Il Ministero dei beni e delle attività culturali e del turismo precisa che, rispetto alle notizie uscite a mezzo stampa su una nuovatassa sui telefonini nei prossimi giorni”, non è prevista nessuna tassa su smartphone e tablet e le ipotetiche tariffe pubblicate in merito agli aumenti di costo sono infondate.

La norma a cui si fa riferimento è quella relativa all’equo compenso per i produttori di contenuti, regolata attraverso decreto ministeriale, in attuazione di una norma vincolante europea che impone rinnovi triennali.

Il precedente decreto del 2009 è già scaduto e il così Massimo Bray, titolare dei Beni Culturali, sta lavorando a una soluzione condivisa, nel rispetto e nella difesa del valore del diritto d’autore, ascoltando tutte le categorie interessate per raggiungere una decisione equilibrata nell’interesse degli autori, dei produttori di smartphone e tablet e, soprattutto, dei cittadini fruitori degli stessi. Quindi Bray ha detto una mezza balla: nessuno pensa a una nuova tassa, ma a ripristinarne una già esistente. Da Circo Equestre…

Secondo la stima elaborata dal Corriere della Sera, su dati del “Comitato consultivo permanente per il diritto d’autore“, la cifra da pagare sull’acquisto di uno smartphone potrebbe passare dagli attuali 90 centesimi a oltre 5 euro, così come quella sui tablet, mentre per i personal computer si arriverebbe a 6 euro. Tutti prezzi cui andrebbe aggiunta l’Iva, una tassa su un’altra tassa, che fa pensare a certe scene della cinematografia italiana, narranti le gesta eroiche degli italiani medievali, per i quali sembra non essere passato il tempo.

Clicca per andare sull'articolo del Corriere della Sera

Non ci resta che piangere“, con Roberto Benigni e Massimo Troisi alle prese con un imbecille burocrate delle dogane, nell’Italia di un  Medioevo che potrebbe essere oggi

L’adeguamento del prezzo potrebbe tuttavia essere assorbito dai produttori dei device, ma è una valutazione superficiale: rincareranno i prodotti.

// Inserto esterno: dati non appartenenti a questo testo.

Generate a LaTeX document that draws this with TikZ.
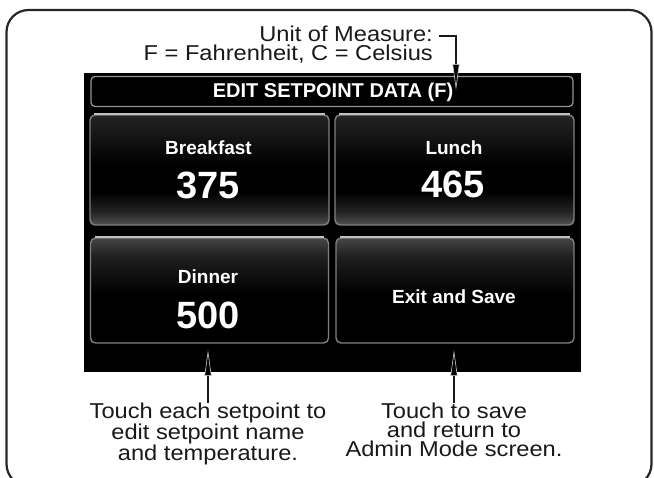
\documentclass[tikz,border=0pt]{standalone}
\usepackage{fontspec}
\setmainfont{Liberation Sans}
\newfontfamily\annotfont[FakeStretch=1.1]{Liberation Sans}
\usetikzlibrary{arrows.meta}
\pgfdeclareverticalshading{rowoneshade}{100bp}{color(0bp)=(white!32!black); color(25bp)=(white!32!black); color(31bp)=(white!14!black); color(40bp)=(black); color(52bp)=(black); color(75bp)=(white!14!black); color(100bp)=(white!14!black)}
\pgfdeclareverticalshading{rowtwoshade}{100bp}{color(0bp)=(black); color(25bp)=(black); color(48bp)=(black); color(66bp)=(white!12!black); color(75bp)=(white!27!black); color(100bp)=(white!27!black)}
\begin{document}
\begin{tikzpicture}[x=1pt,y=-1pt,
  frame/.style={draw=black!85, line width=2.2pt, rounded corners=22pt},
  screen/.style={fill=black, inner sep=0pt, minimum width=497pt, minimum height=299pt},
  hdr/.style={draw=white!58!black, line width=1.3pt, rounded corners=4pt, fill=black, inner sep=0pt, minimum width=482pt, minimum height=30pt},
  btn/.style={draw=white!50!black, line width=1.4pt, rounded corners=5pt, inner sep=0pt},
  rowone/.style={btn, minimum width=239pt, minimum height=110pt, shading=rowoneshade},
  rowtwo/.style={btn, minimum width=238pt, minimum height=105pt, shading=rowtwoshade},
  hilite/.style={draw=white!75!black, line width=1.7pt},
  hdrtext/.style={text=white, font=\bfseries\fontsize{20}{22}\selectfont, inner sep=0pt},
  lbl/.style={text=white, font=\bfseries\fontsize{19}{22}\selectfont, inner sep=0pt},
  num/.style={text=white, font=\bfseries\fontsize{38}{42}\selectfont, inner sep=0pt},
  annot/.style={text=black!90, font=\annotfont\fontsize{21.5}{19}\selectfont, inner sep=0pt},
  arr/.style={draw=black!90, line width=2pt, -{Triangle[length=26pt,width=7pt,color=white!80!black,fill=black,line width=0.6pt]}}
]
\useasboundingbox (0,0) rectangle (654,478);
\draw[frame] (6.5,10) rectangle (651.5,486);
\node[screen] (scr) at (332.5,222.5) {};
\node[hdr] (hdr) at (332,91.5) {};
\node[hdrtext] (hdrtxt) at (333,92) {EDIT SETPOINT DATA (F)};
\node[rowone] (bf) at (209.5,170) {};
\node[rowone] (lu) at (454.5,170) {};
\node[rowtwo] (di) at (209.5,290.5) {};
\node[rowtwo] (ex) at (455,290.5) {};
\draw[hilite] ([xshift=5pt]bf.north west) -- ([xshift=-5pt]bf.north east);
\draw[hilite] ([xshift=5pt]lu.north west) -- ([xshift=-5pt]lu.north east);
\draw[hilite] ([xshift=5pt]di.north west) -- ([xshift=-5pt]di.north east);
\draw[hilite] ([xshift=5pt]ex.north west) -- ([xshift=-5pt]ex.north east);
\node[lbl] (bft) at (208.5,148) {Breakfast};
\node[num] (bfn) at (208,185) {375};
\node[lbl] (lut) at (454,148) {Lunch};
\node[num] (lun) at (453,184) {465};
\node[lbl] (dit) at (208,277) {Dinner};
\node[num] (din) at (208,315) {500};
\node[lbl] (ext) at (454,297) {Exit and Save};
\node[annot, anchor=north east, align=right] (unit) at (433,25.5) {Unit of Measure:\\F = Fahrenheit, C = Celsius};
\coordinate (ua) at (439,36);
\coordinate (fT) at (456,90);
\draw[arr] (ua) -- (ua -| fT) -- (fT);
\node[annot, anchor=north, align=center] (t1) at (208,403) {Touch each setpoint to\\edit setpoint name\\and temperature.};
\node[annot, anchor=north, align=center] (t2) at (454,403) {Touch to save\\and return to\\Admin Mode screen.};
\coordinate (dT) at (208,350);
\coordinate (eT) at (454,350);
\draw[arr] (t1.north) -- (dT);
\draw[arr] (t2.north) -- (eT);
\end{tikzpicture}
\end{document}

Contro questa tassa si è schierata l’Adoc: “in arrivo una nuova tassa sui prodotti tecnologici, il cosiddetto “equo compenso”, che peserà principalmente sulle tasche dei consumatori, in particolare la fascia dei giovani under 25, penalizzando enormemente lo sviluppo della cultura e della tecnologia“. L’associazione si è detta “assolutamente” contraria all’imposta, che potrebbe addirittura aumentare “fino al 500%, dai 5 euro per gli smartphone ai 40 euro per i decoder“. “Ci saranno prodotti, come le chiavette usb, che avranno un costo reale inferiore al costo delle tasse applicatevi“, ha spiegato il presidente Adoc Lamberto Santini. E chi potrà farlo, andrà a comprare queste cose oltre confine, per non essere gravato da una tassa assurda.

Rievoca il Medioevo l’Adiconsum: “La tassa sugli smartphone e tablet è da medioevo, è un balzello che taglia orizzontalmente anche quei consumatori che non scaricano dalla rete e che utilizzano i dispositivi solo per lavorare, la fantasia delle lobby non conosce limiti“, ha detto Pietro Giordano, presidente nazionale dell’associazione.

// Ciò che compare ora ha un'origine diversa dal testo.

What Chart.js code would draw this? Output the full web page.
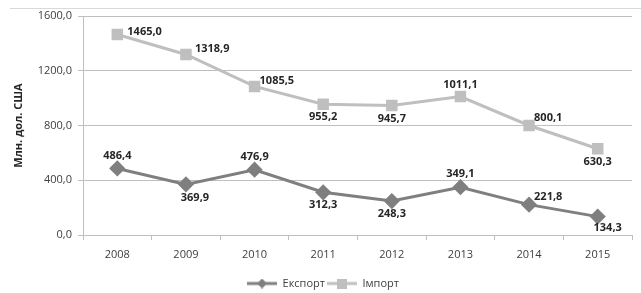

Adiconsum – ha aggiunto Giordano – ritiene questa tassa iniqua e chiede al ministro Bray di non recepirla e di convocare con urgenza un tavolo con le associazioni consumatori e gli operatori del settore“.

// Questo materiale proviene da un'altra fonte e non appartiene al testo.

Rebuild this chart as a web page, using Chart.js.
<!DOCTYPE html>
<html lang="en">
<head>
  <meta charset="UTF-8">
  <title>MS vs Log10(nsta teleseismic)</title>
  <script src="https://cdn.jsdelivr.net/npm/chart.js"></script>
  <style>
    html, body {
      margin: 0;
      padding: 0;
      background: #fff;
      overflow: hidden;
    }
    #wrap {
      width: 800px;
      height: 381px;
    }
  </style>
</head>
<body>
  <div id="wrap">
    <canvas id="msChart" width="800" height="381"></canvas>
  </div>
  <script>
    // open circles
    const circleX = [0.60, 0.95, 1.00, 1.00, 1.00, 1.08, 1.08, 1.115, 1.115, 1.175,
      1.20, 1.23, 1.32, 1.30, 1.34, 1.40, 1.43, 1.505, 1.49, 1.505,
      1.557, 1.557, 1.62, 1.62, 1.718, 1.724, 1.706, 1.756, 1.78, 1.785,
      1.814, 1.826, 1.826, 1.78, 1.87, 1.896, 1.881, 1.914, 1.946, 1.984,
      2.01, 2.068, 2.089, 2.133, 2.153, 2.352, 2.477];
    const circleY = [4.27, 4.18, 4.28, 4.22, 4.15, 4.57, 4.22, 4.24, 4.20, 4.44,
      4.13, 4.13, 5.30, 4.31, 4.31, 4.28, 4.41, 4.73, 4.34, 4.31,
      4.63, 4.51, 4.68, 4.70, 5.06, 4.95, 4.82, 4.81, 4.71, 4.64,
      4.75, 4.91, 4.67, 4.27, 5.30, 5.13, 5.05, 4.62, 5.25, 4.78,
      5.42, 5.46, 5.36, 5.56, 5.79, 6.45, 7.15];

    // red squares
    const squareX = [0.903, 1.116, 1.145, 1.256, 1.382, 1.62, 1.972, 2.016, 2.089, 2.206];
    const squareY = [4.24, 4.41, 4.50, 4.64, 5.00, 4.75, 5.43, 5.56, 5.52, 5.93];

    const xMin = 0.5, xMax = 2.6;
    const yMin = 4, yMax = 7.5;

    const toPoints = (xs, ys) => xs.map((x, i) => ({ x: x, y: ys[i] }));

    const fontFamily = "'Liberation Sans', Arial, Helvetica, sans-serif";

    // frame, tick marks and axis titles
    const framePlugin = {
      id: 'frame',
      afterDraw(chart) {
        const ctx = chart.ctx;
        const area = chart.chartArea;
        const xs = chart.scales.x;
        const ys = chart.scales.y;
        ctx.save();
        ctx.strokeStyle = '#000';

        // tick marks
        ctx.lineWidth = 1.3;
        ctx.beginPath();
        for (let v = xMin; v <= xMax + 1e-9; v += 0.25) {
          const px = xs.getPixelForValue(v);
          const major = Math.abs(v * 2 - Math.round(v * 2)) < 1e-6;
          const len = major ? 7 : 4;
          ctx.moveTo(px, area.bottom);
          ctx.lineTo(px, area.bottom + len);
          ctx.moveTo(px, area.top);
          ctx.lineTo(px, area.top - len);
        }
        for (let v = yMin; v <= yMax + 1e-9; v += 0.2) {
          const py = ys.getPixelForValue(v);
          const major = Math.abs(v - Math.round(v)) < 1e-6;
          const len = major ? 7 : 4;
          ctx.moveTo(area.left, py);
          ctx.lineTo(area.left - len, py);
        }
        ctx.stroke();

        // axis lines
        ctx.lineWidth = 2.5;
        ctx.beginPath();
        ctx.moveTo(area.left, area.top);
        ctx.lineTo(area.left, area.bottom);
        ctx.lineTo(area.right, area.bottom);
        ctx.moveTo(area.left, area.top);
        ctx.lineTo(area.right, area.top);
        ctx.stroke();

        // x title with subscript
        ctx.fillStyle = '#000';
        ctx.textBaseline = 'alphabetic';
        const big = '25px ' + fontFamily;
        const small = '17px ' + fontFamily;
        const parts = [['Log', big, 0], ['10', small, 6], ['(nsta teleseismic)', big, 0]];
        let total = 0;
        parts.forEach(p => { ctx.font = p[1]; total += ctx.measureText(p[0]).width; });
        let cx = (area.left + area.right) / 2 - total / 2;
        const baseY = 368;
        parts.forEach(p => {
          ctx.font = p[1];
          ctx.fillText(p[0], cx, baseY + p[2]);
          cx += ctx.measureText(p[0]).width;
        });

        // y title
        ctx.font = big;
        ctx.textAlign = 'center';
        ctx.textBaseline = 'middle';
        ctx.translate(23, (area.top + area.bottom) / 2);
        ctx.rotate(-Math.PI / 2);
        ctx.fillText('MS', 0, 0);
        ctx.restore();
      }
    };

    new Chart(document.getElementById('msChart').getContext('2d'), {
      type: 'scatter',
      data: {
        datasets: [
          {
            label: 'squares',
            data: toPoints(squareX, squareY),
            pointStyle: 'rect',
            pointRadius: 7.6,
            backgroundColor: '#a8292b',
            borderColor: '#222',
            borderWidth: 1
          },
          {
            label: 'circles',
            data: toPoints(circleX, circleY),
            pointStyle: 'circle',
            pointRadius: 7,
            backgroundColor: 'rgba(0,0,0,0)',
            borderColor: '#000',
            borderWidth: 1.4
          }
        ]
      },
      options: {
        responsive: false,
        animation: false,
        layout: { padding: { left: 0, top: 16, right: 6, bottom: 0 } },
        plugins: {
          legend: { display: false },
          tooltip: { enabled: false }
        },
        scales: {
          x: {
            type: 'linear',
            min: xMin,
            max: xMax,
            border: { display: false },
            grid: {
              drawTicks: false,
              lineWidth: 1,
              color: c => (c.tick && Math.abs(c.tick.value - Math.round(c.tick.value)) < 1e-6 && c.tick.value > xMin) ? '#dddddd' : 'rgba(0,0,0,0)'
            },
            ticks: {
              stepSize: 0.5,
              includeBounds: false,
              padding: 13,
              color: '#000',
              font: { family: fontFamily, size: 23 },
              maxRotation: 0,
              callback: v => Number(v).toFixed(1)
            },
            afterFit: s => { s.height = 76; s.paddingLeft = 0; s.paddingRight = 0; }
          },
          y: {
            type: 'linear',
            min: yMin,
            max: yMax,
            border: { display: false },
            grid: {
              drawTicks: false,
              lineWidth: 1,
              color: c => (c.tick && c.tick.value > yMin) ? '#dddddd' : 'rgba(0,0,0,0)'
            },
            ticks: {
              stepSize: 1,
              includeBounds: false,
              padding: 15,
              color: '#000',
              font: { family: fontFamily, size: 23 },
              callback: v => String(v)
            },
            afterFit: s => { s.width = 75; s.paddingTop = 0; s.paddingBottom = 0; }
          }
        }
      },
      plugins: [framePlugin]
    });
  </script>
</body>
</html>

Chi si meraviglia del fatto che le aziende non investano in Italia è un cretino. Non solo le aziende straniere, che neanche ci pensano, se non appartengono alla cerchia degli amici-degli-amici politicamente protetti, ma anche le imprese italiane, che disinvestono dal proprio Paese per trasferirsi in Stati vicini dove alle aziende porgono un benvenuto, con tappeti rossi di accoglienza e petali di rosa.